“A reforma tributária é do Congresso e será aquela com o melhor resultado técnico, dentro do que é politicamente viável”. A frase resume o embate atual no parlamento, foi repetida à exaustão pelo secretário extraordinário para o tema no Ministério da Fazenda, Bernard Appy e, agora, enfrenta o seu teste de fogo. Técnicos consultados pela coluna têm outra máxima: “a espinha dorsal da proposta não deve ser fragmentada, sob pena de contaminar as interpretações”.
Exemplo: para igualar a alíquotas de todos os produtos e serviços – retirando o fator imposto da composição dos preços na economia (hoje, itens similares têm cargas distintas) – as mais altas serão reduzidas e as mais baixas elevadas. Nesse ponto, se sustenta a crítica do setor de serviços (pouco onerado) e também o apoio da indústria (muito onerada). Outro: a afirmação de que o texto aumenta a carga, só acontece porque não há previsão de cumulatividade (o imposto é cobrado na ponta final). Ou seja, a arrecadação virá do tributo pago pelos consumidores, o que deverá aumentar alíquotas, mas não a carga tributária. Como pode?
Dão Real Pereira dos Santos, presidente do Instituto Justiça Fiscal explica que não há cobrança nas demais etapas, diferentemente do que acontece hoje. É que o Imposto sobre Bens e Serviços (IBS), substituto do ICMS (dos estados), e do ISS, (dos municípios) e a Contribuição sobre Bens e Serviços (CBS), que reunirá PIS/PASEP, Cofins e IPI (da União) serão uniformes e aplicados em todas as operações. A lógica é diminuir custos e compensar eventuais altas em alíquotas no consumo final. Por quê?

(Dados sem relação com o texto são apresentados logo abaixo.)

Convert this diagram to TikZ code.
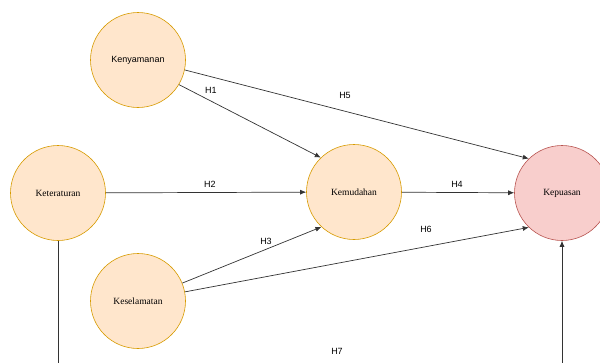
\documentclass[tikz,border=0pt]{standalone}
\usepackage{fontspec}
\setmainfont{Liberation Serif}
\setsansfont{Liberation Sans}
\usetikzlibrary{arrows.meta}
\definecolor{ofill}{HTML}{FFE6CC}
\definecolor{oline}{HTML}{D79B00}
\definecolor{rfill}{HTML}{F8CECC}
\definecolor{rline}{HTML}{B85450}
\definecolor{edge}{HTML}{333333}
\tikzset{
  var/.style={circle, draw=oline, fill=ofill, line width=0.6pt, minimum size=95pt, inner sep=0pt, font=\fontsize{9.5}{11}\selectfont},
  outvar/.style={var, draw=rline, fill=rfill},
  link/.style={draw=edge, line width=0.7pt, -{Latex[length=6pt,width=5pt]}},
  hlab/.style={font=\sffamily\fontsize{9}{10}\selectfont, text=black, inner sep=1pt}
}
\begin{document}
\begin{tikzpicture}[x=1pt,y=-1pt]
\useasboundingbox (0,0) rectangle (600,362);
\clip (0,0) rectangle (600,362);
\node[var, font=\sffamily\fontsize{9}{11}\selectfont] (ken) at (138,60) {Kenyamanan};
\node[var] (ket) at (58,193) {Keteraturan};
\node[var] (kes) at (138,301) {Keselamatan};
\node[var] (kem) at (354,192) {Kemudahan};
\node[outvar] (kep) at (562,193) {Kepuasan};
\draw[link] (ken.-31) -- (kem.134);
\draw[link] (ken.-12) -- (kep.134);
\draw[link] (ket) -- (kem);
\draw[link] (kem) -- (kep);
\draw[link] (kes.22) -- (kem.-133);
\draw[link] (kes.11) -- (kep.-134);
\coordinate (b1) at (58,395);
\coordinate (b2) at (562,395);
\draw[link] (ket.south) -- (b1) -- (b2) -- (kep.south);
\node[hlab] (h1) at (211,90) {H1};
\node[hlab] (h5) at (345,95) {H5};
\node[hlab] (h2) at (210,184) {H2};
\node[hlab] (h4) at (457,184) {H4};
\node[hlab] (h3) at (266,241) {H3};
\node[hlab] (h6) at (426,229) {H6};
\node[hlab] (h7) at (337,351) {H7};
\end{tikzpicture}
\end{document}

O economista, advogado e consultor do Banco Mundial, Eduardo Fleury, responde: porque a compra de alimentos, o plano de internet, de telefonia, as consultas médicas, a energia elétrica, mensalidades de escolas particulares, planos de saúde e qualquer outra hipótese estariam no mesmo bolo tributário. Com isso, pretende-se equalizar recursos arrecadados para reduzir desigualdades regionais. A ideia básica, esclarece o diretor da secretária especial, Rodrigo Orair, é manter a receita no local onde os consumidores efetivamente pagam o tributo, vivem e usam serviços públicos financiados por orçamentos municipais e estaduais.
Um parêntese: dos R$ 100 bilhões arrecadados em ISS, em 2022, na soma dos 5.568 municípios brasileiros, R$ 26 bilhões (26%), ficaram com a capital paulista, que possui 12,3 milhões de habitantes, segundo o último Censo, isto é, menos de 6% da população nacional (214 milhões, segundo o IBGE).
Distribuição das receitas está no centro das disputas
Sem as correções propostas pela reforma, por exemplo, a maior parte dos impostos incidente sobre todas as operações de cartão de crédito (R$ 2,1 trilhões na soma de 2022, relata a Abesc) permanecerá em São Paulo Capital ou em Barueri, município do interior daquele Estado que colocou em prática estratégia agressiva de isenção tributária.
Reequilibrar essa distribuição é um dos pilares em construção e, ao mesmo tempo, o calcanhar de Aquiles da reforma. Em cidades menos desenvolvidas, a arrecadação de ISS por habitante é de R$ 10. Em São Paulo chega próxima de R$ 1,2 mil. Por isso, liderados pelo governador de SP, Tarcísio de Freitas, alguns Estados querem espaço de decisão no Conselho Federativo. Trata-se do órgão que fará a gestão da arrecadação do IBS (ISS e ICMS) e dos repasses.
Sob a alegação de perda de autonomia, pressionado, o relator Aguinaldo Ribeiro (PP-PB), recuou e admitiu alterações em uma das zonas sensíveis da tentativa de correção de rumos. Freitas e SP teriam, assim, maior poder de deliberação na partilha dos recursos, feita por uma Câmara de Compensação que tratará, entre outros critérios das operações interestaduais. A pergunta dos técnicos: como dar igual representatividade a que foi obtida por SP para cada uma das mais 5,5 mil cidades que estariam na gestão compartilhada do IBS no mesmo Conselho? Depois do aceno, é hora das respostas.